- SEC Chairman Gary Gensler has warned that tokens using a proof-of-stake consensus mechanism may be classified as securities.
- Gensler urges token operators to comply with securities laws, stating that investors anticipate a return when purchasing such tokens.
- The NYAG lawsuit against KuCoin, arguing that ether is a security, also lends weight to Gensler’s argument.
United States Securities and Exchange Commission (SEC) Chairman Gary Gensler has reiterated his opinion that proof-of-stake tokens could be considered securities under the Howey Test, thereby falling under the regulatory purview of the SEC. Speaking to reporters after a committee vote on Wednesday, Gensler explained that securities laws could be triggered since investors anticipate a return when purchasing tokens underpinned by proof-of-stake consensus mechanisms.
“Whatever they’re promoting and putting into a protocol, and locking up their tokens in a protocol, a protocol that’s often a small group of entrepreneurs and developers are developing, I would just suggest that each of these token operators […] seek to come into compliance, and the same with the intermediaries,” Gensler said.

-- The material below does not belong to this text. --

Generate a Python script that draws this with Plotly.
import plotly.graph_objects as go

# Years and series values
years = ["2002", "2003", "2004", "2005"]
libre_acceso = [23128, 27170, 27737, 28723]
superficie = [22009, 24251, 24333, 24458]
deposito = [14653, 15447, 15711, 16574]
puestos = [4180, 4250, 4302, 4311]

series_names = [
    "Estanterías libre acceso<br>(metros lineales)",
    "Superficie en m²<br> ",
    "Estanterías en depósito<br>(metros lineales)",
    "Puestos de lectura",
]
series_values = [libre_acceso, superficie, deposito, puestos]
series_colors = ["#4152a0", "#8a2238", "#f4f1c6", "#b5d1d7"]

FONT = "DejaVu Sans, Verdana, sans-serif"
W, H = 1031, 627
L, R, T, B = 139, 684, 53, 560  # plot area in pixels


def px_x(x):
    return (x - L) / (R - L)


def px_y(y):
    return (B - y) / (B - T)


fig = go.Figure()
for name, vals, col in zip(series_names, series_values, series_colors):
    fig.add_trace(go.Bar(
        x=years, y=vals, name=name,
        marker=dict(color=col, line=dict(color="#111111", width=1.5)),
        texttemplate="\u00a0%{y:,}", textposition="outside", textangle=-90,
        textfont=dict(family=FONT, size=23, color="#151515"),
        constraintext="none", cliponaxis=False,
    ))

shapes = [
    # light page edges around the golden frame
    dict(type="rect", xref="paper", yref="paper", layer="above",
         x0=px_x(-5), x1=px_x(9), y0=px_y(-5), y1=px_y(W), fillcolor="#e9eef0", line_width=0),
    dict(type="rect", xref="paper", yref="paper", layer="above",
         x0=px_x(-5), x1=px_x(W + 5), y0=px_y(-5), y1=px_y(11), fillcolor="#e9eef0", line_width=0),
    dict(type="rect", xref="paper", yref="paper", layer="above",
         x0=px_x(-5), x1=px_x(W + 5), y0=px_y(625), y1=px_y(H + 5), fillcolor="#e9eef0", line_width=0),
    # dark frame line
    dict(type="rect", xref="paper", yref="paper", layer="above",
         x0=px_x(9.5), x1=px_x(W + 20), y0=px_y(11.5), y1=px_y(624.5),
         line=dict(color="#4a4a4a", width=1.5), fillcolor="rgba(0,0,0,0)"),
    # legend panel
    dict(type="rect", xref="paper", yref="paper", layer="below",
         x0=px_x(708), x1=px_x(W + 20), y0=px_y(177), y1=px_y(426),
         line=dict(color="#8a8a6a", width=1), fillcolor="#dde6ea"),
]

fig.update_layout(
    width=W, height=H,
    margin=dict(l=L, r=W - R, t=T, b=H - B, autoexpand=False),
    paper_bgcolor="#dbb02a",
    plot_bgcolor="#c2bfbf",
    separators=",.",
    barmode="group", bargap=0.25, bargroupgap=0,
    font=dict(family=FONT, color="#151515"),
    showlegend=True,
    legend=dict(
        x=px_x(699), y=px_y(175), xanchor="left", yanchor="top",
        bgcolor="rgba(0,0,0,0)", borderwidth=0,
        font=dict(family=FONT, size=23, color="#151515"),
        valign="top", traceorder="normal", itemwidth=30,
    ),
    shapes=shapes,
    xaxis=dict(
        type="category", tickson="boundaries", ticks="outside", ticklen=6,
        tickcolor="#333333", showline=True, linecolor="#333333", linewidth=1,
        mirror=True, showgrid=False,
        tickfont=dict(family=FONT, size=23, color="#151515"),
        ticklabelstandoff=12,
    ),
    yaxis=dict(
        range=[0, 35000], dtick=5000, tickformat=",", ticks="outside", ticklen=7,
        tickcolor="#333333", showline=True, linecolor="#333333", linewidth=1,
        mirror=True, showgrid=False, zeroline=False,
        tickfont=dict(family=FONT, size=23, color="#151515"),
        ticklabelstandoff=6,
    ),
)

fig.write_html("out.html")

Gensler also suggested that token operators and intermediaries seek to come into compliance, following their promotion and development of protocols that often come from a small group of entrepreneurs and developers.
Gensler’s comments were made in response to those of Rostin Behnam, head of the Commodities Futures Trading Commission (CFTC), who stated last week that ether is a commodity that should be subject to CFTC regulation.
There has been tension between the two authorities because they disagree on which organization should have the upper hand in governing the cryptocurrency markets. Previously, Gensler has claimed that the “vast majority” of existing cryptocurrencies are securities, including Ethereum, and has been reluctant to relinquish control over their regulation.
Last month, the New York Attorney General’s Office (NYAG) filed a lawsuit against crypto exchange KuCoin, alleging that it violated U.S. securities laws by offering tokens, like ether, that meet the definition of security without registering with the proper regulatory bodies. This lawsuit is the first time a regulator has asserted in court that ether is a security, but it was filed in a state court rather than a federal one.
Furthermore, the SEC has also been ramping up enforcement efforts in the cryptocurrency sector, most recently compelling cryptocurrency exchange Kraken to suspend its staking offerings and pay a $30 million settlement. Gensler stated at the time that “if they want to offer staking, we’re neutral. Come in and register, because investors need that disclosure.”